Crack the Backend

Problem Statement

There are n nodes and a list of edges. Each edge has a type: 1 = only Alice can use it, 2 = only Bob can use it, 3 = both can use it. Alice and Bob each need to be able to traverse the entire graph (reach every node) using only their allowed edges. Remove the maximum number of edges so that both can still traverse the graph. Return the number of edges removed.

Key Observations

Two Union Finds: Maintain one UF for Alice (she can use type 1 and 3) and one for Bob (type 2 and 3). Greedy: Add type-3 edges first to both UFs (they help both); then add type-1 to Alice's UF and type-2 to Bob's UF. For each edge we "use" it if it connects two components in the relevant UF(s). We need both graphs to be connected (one component). Edges kept = edges used by Alice UF + edges used by Bob UF, but type-3 edges are shared (we count each type-3 at most once per UF). So: process type-3 first, add to both UFs when it merges in either; then type-1 for Alice, type-2 for Bob. Removed = total edges - edges_kept. If either graph is not connected, return -1 (problem guarantees solution).

Approach

High-level: UF alice, UF bob. Sort or process by type: first type 3 (add to both UFs if they merge), then type 1 for Alice, type 2 for Bob. kept = number of edges that were used (merged components). removed = total - kept. If alice or bob not connected return -1.

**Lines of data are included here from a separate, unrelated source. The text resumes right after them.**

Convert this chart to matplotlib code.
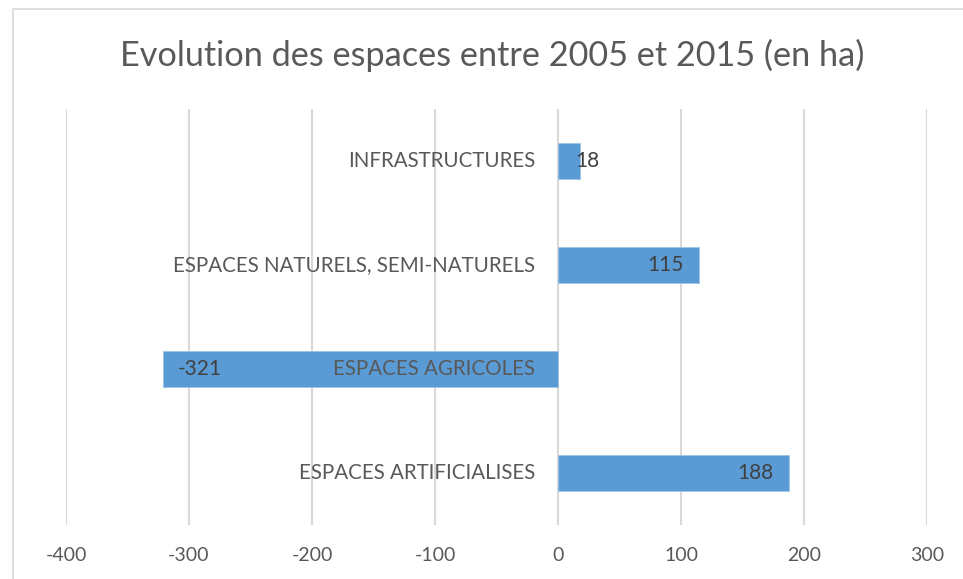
import matplotlib
matplotlib.use("Agg")
import matplotlib.pyplot as plt
from matplotlib.patches import Rectangle

categories = ["ESPACES ARTIFICIALISES", "ESPACES AGRICOLES",
              "ESPACES NATURELS, SEMI-NATURELS", "INFRASTRUCTURES"]
values = [188, -321, 115, 18]
xticks = [-400, -300, -200, -100, 0, 100, 200, 300]
title = "Evolution des espaces entre 2005 et 2015 (en ha)"

plt.rcParams['font.family'] = ['Lato', 'DejaVu Sans']

fig = plt.figure(figsize=(9.63, 5.79), dpi=100)
fig.add_artist(Rectangle((13/963, -0.1), 1.2, 1 - 9/579 + 0.1,
                         transform=fig.transFigure, fill=False,
                         edgecolor="#D9D9D9", linewidth=1.2))
ax = fig.add_axes([66/963, 1 - 525/579, (927 - 66)/963, (525 - 109)/579])

ypos = list(range(len(categories)))
ax.barh(ypos, values, height=0.35, color="#5B9BD5", edgecolor="#9DC3E6",
        linewidth=0.6, zorder=3)

ax.set_xlim(-400, 300)
ax.set_ylim(-0.5, len(categories) - 0.5)
ax.set_xticks(xticks)
ax.set_xticklabels([str(t) for t in xticks], fontsize=14, color="#595959")
ax.set_yticks([])
ax.tick_params(axis="x", length=0, pad=16)
for s in ax.spines.values():
    s.set_visible(False)
ax.grid(axis="x", color="#D9D9D9", linewidth=1.5, zorder=0)
ax.set_axisbelow(True)

px_per_unit = (927 - 66) / 700
for y, cat, v in zip(ypos, categories, values):
    ax.annotate(cat, xy=(0, y), xytext=(-23, 0), textcoords="offset pixels",
                ha="right", va="center", fontsize=14.8, color="#595959", zorder=4)
    if v >= 0:
        if v * px_per_unit < 40:
            ax.annotate(str(v), xy=(0, y), xytext=(17, 0), textcoords="offset pixels",
                        ha="left", va="center", fontsize=15, color="#404040", zorder=5)
        else:
            ax.annotate(str(v), xy=(v, y), xytext=(-16, 0), textcoords="offset pixels",
                        ha="right", va="center", fontsize=15, color="#404040", zorder=5)
    else:
        ax.annotate(str(v), xy=(v, y), xytext=(15, 0), textcoords="offset pixels",
                    ha="left", va="center", fontsize=15, color="#404040", zorder=5)

fig.text(492/963, 1 - 55/579, title, ha="center", va="center",
         fontsize=24.7, color="#595959")

fig.savefig("out.png", dpi=100)
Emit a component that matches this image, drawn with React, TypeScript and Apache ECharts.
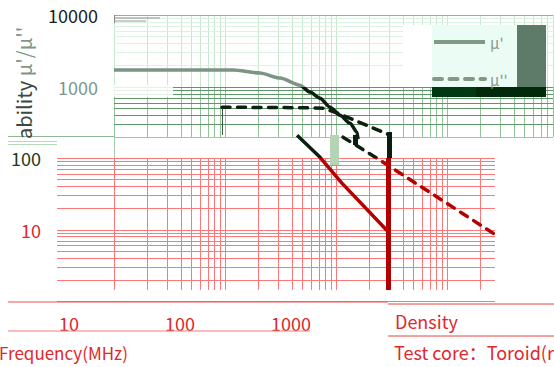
import React, { useEffect, useRef } from 'react';
import * as echarts from 'echarts';

const FONT = '"Noto Sans CJK SC", "Noto Sans", sans-serif';

// ---- data (frequency MHz, permeability) ----
const MU_REAL_UPPER: [number, number][] = [
  [10, 1700], [60, 1700], [118, 1700], [206, 1545], [313, 1315], [474, 1049], [583, 838],
  [718, 690], [884, 516], [1087, 399], [1337, 309], [1545, 231], [1580, 185],
];
const MU_REAL_LOWER: [number, number][] = [[446, 210], [718, 103], [1130, 45], [2880, 9.8]];
const MU_IMAG_UPPER: [number, number][] = [[94, 516], [470, 508], [764, 500], [1020, 430], [3060, 210]];
const MU_IMAG_LOWER: [number, number][] = [[1156, 197], [2490, 94], [27000, 8.65]];

const X_TICK_LABELS = [10, 100, 1000];
const Y_TICK_LABELS_TOP = [1000, 10000];
const Y_TICK_LABELS_BOTTOM = [10, 100];

const STEPS = [1, 2, 3, 4, 5, 6, 7, 8, 9];
const decadeLines = (decades: number[]) => decades.flatMap((d) => STEPS.map((s) => s * d));

const X_GRID = decadeLines([10, 100, 1000, 10000]);
const Y_GRID_TOP = [2000, 3000, 4000, 5000, 6000, 7000, 8000, 9000];
const Y_GRID_MID = [300, 400, 500, 600, 700, 800, 900, 1000];
const Y_GRID_RED = decadeLines([1, 10]).concat([100]);

const XMAX = Math.pow(10, 1 + 439 / 111);
const XRED_MIN = Math.pow(10, 1 - 57 / 111);
const XRED_MAX = Math.pow(10, 1 + 381 / 111);
const XLAB_MIN = Math.pow(10, 1 - 12 / 111);
const XLAB_MAX = Math.pow(10, 1 + 426 / 111);

const RED_GRID = '#ff7676';

const mk = (data: any[], color: string) => ({
  silent: true,
  z: 1,
  symbol: ['none', 'none'],
  label: { show: false },
  emphasis: { disabled: true },
  lineStyle: { type: 'solid', width: 1, color, opacity: 1 },
  data,
});

const rect = (x: number, y: number, w: number, h: number, fill: string, z = 2) => ({
  type: 'rect', silent: true, z, shape: { x, y, width: w, height: h }, style: { fill },
});
const seg = (x1: number, y1: number, x2: number, y2: number, stroke: string, w = 1, z = 2) => ({
  type: 'line', silent: true, z, shape: { x1, y1, x2, y2 }, style: { stroke, lineWidth: w },
});
const txt = (x: number, y: number, text: string, fill: string, size: number) => ({
  type: 'text', silent: true, z: 6, x, y,
  style: { text, fill, fontSize: size, fontFamily: FONT, align: 'left', verticalAlign: 'middle', textAlign: 'left', textVerticalAlign: 'middle' },
});

function buildOption(): any {
  const round = (v: number) => Math.round(v);
  const dashed = { width: 3.5, type: [8, 7.5], cap: 'round' };
  const off = () => ({
    axisLine: { show: false }, axisTick: { show: false }, splitLine: { show: false }, minorSplitLine: { show: false },
  });
  return {
    animation: false,
    textStyle: { fontFamily: FONT },
    grid: [
      { left: 114, top: 15, width: 439, height: 72 },
      { left: 114, top: 87, width: 439, height: 50 },
      { left: 57, top: 158, width: 438, height: 143.5 },
      { left: 114, top: 15, width: 439, height: 286.5 },
    ],
    xAxis: [
      { type: 'log', gridIndex: 0, min: 10, max: XMAX, show: false },
      { type: 'log', gridIndex: 1, min: 10, max: XMAX, show: false },
      {
        type: 'log', gridIndex: 2, min: XLAB_MIN, max: XLAB_MAX, position: 'bottom', ...off(),
        axisLabel: {
          margin: 12, fontSize: 18, color: '#e0262b', fontFamily: FONT,
          formatter: (v: number) => (X_TICK_LABELS.includes(round(v)) ? String(round(v)) : ''),
        },
      },
      { type: 'log', gridIndex: 2, min: XRED_MIN, max: XRED_MAX, position: 'top', show: false },
      { type: 'log', gridIndex: 3, min: 10, max: XMAX, show: false },
    ],
    yAxis: [
      {
        type: 'log', gridIndex: 0, min: 1000, max: 10000, ...off(),
        axisLabel: {
          margin: 16, fontSize: 18, fontFamily: FONT,
          color: (v: any) => (round(Number(v)) >= 10000 ? '#1c1c1c' : '#7b988a'),
          formatter: (v: number) => (Y_TICK_LABELS_TOP.includes(round(v)) ? String(round(v)) : ''),
        },
      },
      { type: 'log', gridIndex: 1, min: 200, max: 1000, show: false },
      {
        type: 'log', gridIndex: 2, min: 1, max: 100, ...off(),
        axisLabel: {
          margin: 16, fontSize: 18, fontFamily: FONT,
          color: (v: any) => (round(Number(v)) >= 100 ? '#1b3b1b' : '#e02828'),
          formatter: (v: number) => (Y_TICK_LABELS_BOTTOM.includes(round(v)) ? String(round(v)) : ''),
        },
      },
      { type: 'log', gridIndex: 3, min: 1, max: 10000, show: false },
    ],
    visualMap: {
      type: 'piecewise', show: false, dimension: 1, seriesIndex: [3, 4, 5, 6],
      pieces: [
        { gte: 1000, color: '#7c9483' },
        { gte: 100, lt: 1000, color: '#0c2010' },
        { lt: 100, color: '#b30000' },
      ],
    },
    legend: {
      orient: 'vertical', left: 432, top: 34.5, padding: 0, itemGap: 22,
      itemWidth: 51, itemHeight: 14, selectedMode: false,
      data: ["μ'", "μ''"],
      textStyle: { color: '#8a9b91', fontSize: 15, fontFamily: FONT },
      lineStyle: { color: '#7f9a85', width: 4 },
      itemStyle: { opacity: 0 },
    },
    series: [
      {
        type: 'line', xAxisIndex: 0, yAxisIndex: 0, data: [], z: 1,
        markLine: mk([
          ...X_GRID.filter((v) => v <= XMAX).map((v) => ({ xAxis: v })),
          ...Y_GRID_TOP.map((v) => ({ yAxis: v, lineStyle: { color: '#dcf3e3' } })),
          { yAxis: 10000, lineStyle: { color: '#a3a3a3' } },
        ], '#c6e8cf'),
      },
      {
        type: 'line', xAxisIndex: 1, yAxisIndex: 1, data: [], z: 1,
        markLine: mk([
          ...X_GRID.filter((v) => v <= XMAX).map((v) => ({ xAxis: v })),
          ...Y_GRID_MID.map((v) => ({ yAxis: v, lineStyle: { color: '#5f9868' } })),
          { yAxis: 200, lineStyle: { color: '#9dc9a3' } },
        ], '#92c399'),
      },
      {
        type: 'line', xAxisIndex: 3, yAxisIndex: 2, data: [], z: 1,
        markLine: mk(
          X_GRID.filter((v) => v <= XRED_MAX).map((v) => [{ coord: [v, 100] }, { coord: [v, 1.45] }]),
          RED_GRID,
        ),
      },
      {
        name: "μ'", type: 'line', xAxisIndex: 4, yAxisIndex: 3, data: MU_REAL_UPPER, z: 3,
        symbol: 'none', smooth: 0.25, smoothMonotone: 'x', lineStyle: { width: 3.5 },
      },
      {
        name: "μ'", type: 'line', xAxisIndex: 4, yAxisIndex: 3, data: MU_REAL_LOWER, z: 3,
        symbol: 'none', lineStyle: { width: 3.5 },
      },
      {
        name: "μ''", type: 'line', xAxisIndex: 4, yAxisIndex: 3, data: MU_IMAG_UPPER, z: 3,
        symbol: 'none', lineStyle: dashed,
      },
      {
        name: "μ''", type: 'line', xAxisIndex: 4, yAxisIndex: 3, data: MU_IMAG_LOWER, z: 3,
        symbol: 'none', lineStyle: dashed,
      },
      {
        type: 'line', xAxisIndex: 3, yAxisIndex: 2, data: [], z: 1,
        markLine: mk(
          Y_GRID_RED.map((v) => [{ coord: [XRED_MIN, v] }, { coord: [XRED_MAX, v] }]),
          RED_GRID,
        ),
      },
    ],
    graphic: [
      // legend backdrop
      rect(403, 25, 29, 62, '#ffffff'),
      rect(432, 25, 85, 62, '#ebfcf4'),
      rect(517, 25, 29, 62, '#5e7b69'),
      rect(432, 87, 44, 10, '#003a12'),
      rect(476, 87, 70, 10, '#002a0a'),
      // patches
      rect(114, 85, 59, 12, 'rgba(255,255,255,0.85)'),
      rect(330, 135, 9, 30, '#b5d4b5'),
      rect(387, 132, 5, 26, '#0c1c0e', 4),
      rect(386, 158, 5, 132, '#b00000', 4),
      rect(353, 135, 5, 10, '#0c1c0e', 4),
      seg(222.5, 108, 222.5, 135, '#3a5a40', 1),
      // left glitch lines
      seg(8, 136.5, 114, 136.5, '#8fb895'),
      seg(8, 141.5, 57, 141.5, '#b5dcb9'),
      seg(8, 144.5, 57, 144.5, '#b5dcb9'),
      seg(114.5, 137, 114.5, 158, '#a5cfaa'),
      seg(114, 18, 160, 18, '#8a8a8a'),
      seg(114, 21, 146, 21, '#9a9a9a'),
      seg(114.5, 15, 114.5, 23, '#8a8a8a'),
      // red rule lines
      seg(8, 302, 388, 302, '#ef5050'),
      seg(8, 331, 310, 331, '#f27a7a'),
      seg(388, 304, 554, 304, '#e84545'),
      seg(388, 336, 554, 336, '#e84545'),
      // texts
      {
        type: 'text', silent: true, z: 6, x: 23, y: 139, rotation: Math.PI / 2,
        style: {
          text: "{a|ability} {b|μ'/μ''}", fill: '#3b4a3f', fontSize: 20, fontFamily: FONT,
          align: 'left', verticalAlign: 'middle', textAlign: 'left', textVerticalAlign: 'middle',
          rich: {
            a: { fill: '#3b4a3f', fontSize: 20, fontFamily: FONT },
            b: { fill: '#7e9888', fontSize: 20, fontFamily: FONT },
          },
        },
      },
      txt(-1, 352, 'Frequency(MHz)', '#e0282c', 17),
      txt(395, 321, 'Density', '#e0282c', 18),
      txt(394, 352, 'Test core：Toroid(ring)', '#e0282c', 18),
    ],
  };
}

export default function App() {
  const ref = useRef<HTMLDivElement>(null);
  useEffect(() => {
    const chart = echarts.init(ref.current!, null, { renderer: 'svg' });
    chart.setOption(buildOption());
    return () => chart.dispose();
  }, []);
  return (
    <div
      ref={ref}
      style={{ position: 'fixed', left: 0, top: 0, width: 554, height: 367, background: '#ffffff' }}
    />
  );
}
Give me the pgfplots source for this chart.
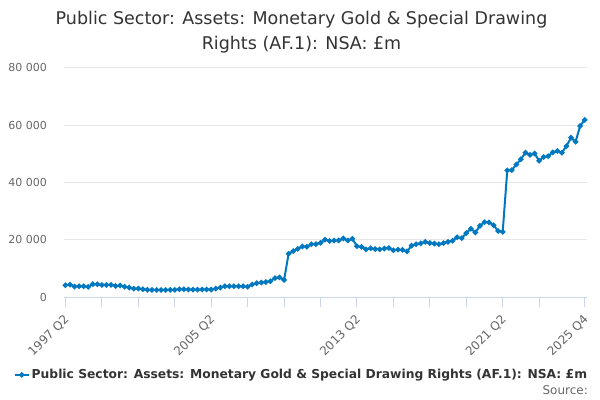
\documentclass[border=0pt]{standalone}
\usepackage{pgfplots}
\pgfplotsset{compat=1.18}
\usepackage{pgfplotstable}
\usepackage{fontspec}
\setmainfont{DejaVu Sans}
\definecolor{series}{RGB}{0,120,192}
\definecolor{gridc}{HTML}{E6E6E6}
\definecolor{axisc}{HTML}{CCD6EB}
\definecolor{labc}{HTML}{666666}
\definecolor{titc}{HTML}{333333}
\pgfplotstableread{
i v
0 4200
1 4400
2 3750
3 3850
4 3850
5 3650
6 4550
7 4550
8 4300
9 4300
10 4300
11 3950
12 4100
13 3650
14 3400
15 3050
16 3050
17 2800
18 2600
19 2550
20 2550
21 2550
22 2550
23 2600
24 2600
25 2800
26 2800
27 2700
28 2650
29 2650
30 2700
31 2750
32 2700
33 3050
34 3400
35 3850
36 3850
37 3850
38 3850
39 3850
40 3650
41 4450
42 4900
43 5150
44 5300
45 5600
46 6700
47 6950
48 6050
49 15200
50 16100
51 16850
52 17700
53 17600
54 18500
55 18500
56 19000
57 20100
58 19600
59 19800
60 19800
61 20500
62 19800
63 20400
64 17800
65 17600
66 16700
67 17100
68 16800
69 16700
70 17000
71 17200
72 16400
73 16600
74 16500
75 16000
76 18000
77 18500
78 18800
79 19300
80 18900
81 18700
82 18500
83 18900
84 19300
85 19700
86 20900
87 20600
88 22400
89 23900
90 22600
91 24900
92 26200
93 26100
94 25100
95 23100
96 22800
97 44200
98 44300
99 46300
100 48100
101 50400
102 49600
103 50100
104 47600
105 48900
106 49200
107 50500
108 51000
109 50400
110 52700
111 55600
112 54200
113 59700
114 61800
}\datatable
\begin{document}
\begin{tikzpicture}
\useasboundingbox (0,0) rectangle (600bp,400bp);
\begin{axis}[
  at={(64.3bp,102.7bp)}, anchor=south west,
  scale only axis, width=522.2bp, height=229.6bp,
  xmin=-0.25, xmax=114.4, ymin=0, ymax=80000,
  axis x line*=bottom, axis y line*=left,
  y axis line style={draw=none},
  x axis line style={draw=axisc, line width=1bp, -},
  ytick={0,20000,40000,60000,80000},
  yticklabels={0,20 000,40 000,60 000,80 000},
  scaled y ticks=false,
  ytick style={draw=none},
  ymajorgrids, grid style={draw=gridc, line width=1bp},
  xtick={0,32,64,96,114},
  xticklabels={1997 Q2,2005 Q2,2013 Q2,2021 Q2,2025 Q4},
  minor xtick={8,16,24,40,48,56,72,80,88,104},
  tick align=outside, major tick length=10bp, minor tick length=10bp,
  xtick style={draw=axisc, line width=1bp},
  minor x tick style={draw=axisc, line width=1bp},
  yticklabel style={font=\fontsize{11bp}{13bp}\selectfont, text=labc, anchor=east, xshift=-4bp},
  xticklabel style={font=\fontsize{12bp}{14bp}\selectfont, text=labc, rotate=45, anchor=north east, inner sep=1bp, xshift=-5bp, yshift=-2bp},
  legend style={at={(0.454,-0.338)}, anchor=center, draw=none, fill=none,
    font=\bfseries\fontsize{12.3bp}{14bp}\selectfont, text=titc, inner sep=0pt},
  legend image code/.code={\draw[mark repeat=2, mark phase=2] plot coordinates {(0bp,0bp) (7bp,0bp) (14bp,0bp)};},
  clip=false,
]
\addplot[color=series, line width=2bp, mark=*, mark size=1.6bp, mark options={fill=series, draw=series}] table[x=i, y=v] {\datatable};
\addlegendentry{Public Sector: Assets: Monetary Gold \& Special Drawing Rights (AF.1): NSA: £m}
\end{axis}
\node[anchor=base, text=titc, font=\fontsize{17.5bp}{21bp}\selectfont] at (301.5bp,375bp) {Public Sector: Assets: Monetary Gold \& Special Drawing};
\node[anchor=base, text=titc, font=\fontsize{17.5bp}{21bp}\selectfont] at (301.5bp,350.5bp) {Rights (AF.1): NSA: £m};
\node[anchor=base east, text=labc, font=\fontsize{12bp}{14bp}\selectfont, inner sep=0pt] at (588bp,6bp) {Source:};
\end{tikzpicture}
\end{document}
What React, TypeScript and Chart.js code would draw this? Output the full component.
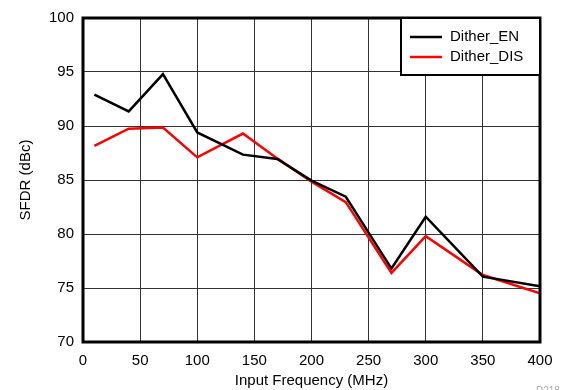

Steps: int[] pa = new int[n+1], pb = new int[n+1]; init; int used = 0; for (edge type 3) if union(pa,u,v) or union(pb,u,v) used++; for (edge type 1) if union(pa,u,v) used++; for (edge type 2) if union(pb,u,v) used++; if components(pa)>1 || components(pb)>1 return -1; return edges.length - used;

Implementation

Java

int find(int[] p, int x) { return p[x] == x ? x : (p[x] = find(p, p[x])); }
void union(int[] p, int a, int b) { p[find(p, a)] = find(p, b); }
int comp(int[] p) { int c = 0; for (int i = 1; i < p.length; i++) if (find(p, i) == i) c++; return c; }

public int maxNumEdgesToRemove(int n, int[][] edges) {
    int[] pa = new int[n+1], pb = new int[n+1];

    for (int i = 1; i <= n; i++) { pa[i] = i; pb[i] = i; }
    int used = 0;

    for (int[] e : edges)
    if (e[0] == 3 && find(pa, e[1]) != find(pa, e[2])) { union(pa, e[1], e[2]); union(pb, e[1], e[2]); used++; }
    for (int[] e : edges)
    if (e[0] == 1 && find(pa, e[1]) != find(pa, e[2])) { union(pa, e[1], e[2]); used++; }
    for (int[] e : edges)
    if (e[0] == 2 && find(pb, e[1]) != find(pb, e[2])) { union(pb, e[1], e[2]); used++; }
    if (comp(pa) != 1 || comp(pb) != 1) {
        return -1;
    }

    return edges.length - used;
}

Test Cases

Example 1

Input

n = 4, edges = [[3,1,2],[3,2,3],[1,1,3],[1,2,4],[2,1,4]]

Expected

2

Explanation

Remove 2 edges so both can traverse.

Complexity Analysis

Time: O(n α(n)) ≈ O(n).
Space: O(n).

Follow-ups

Path compression + rank for optimal UF.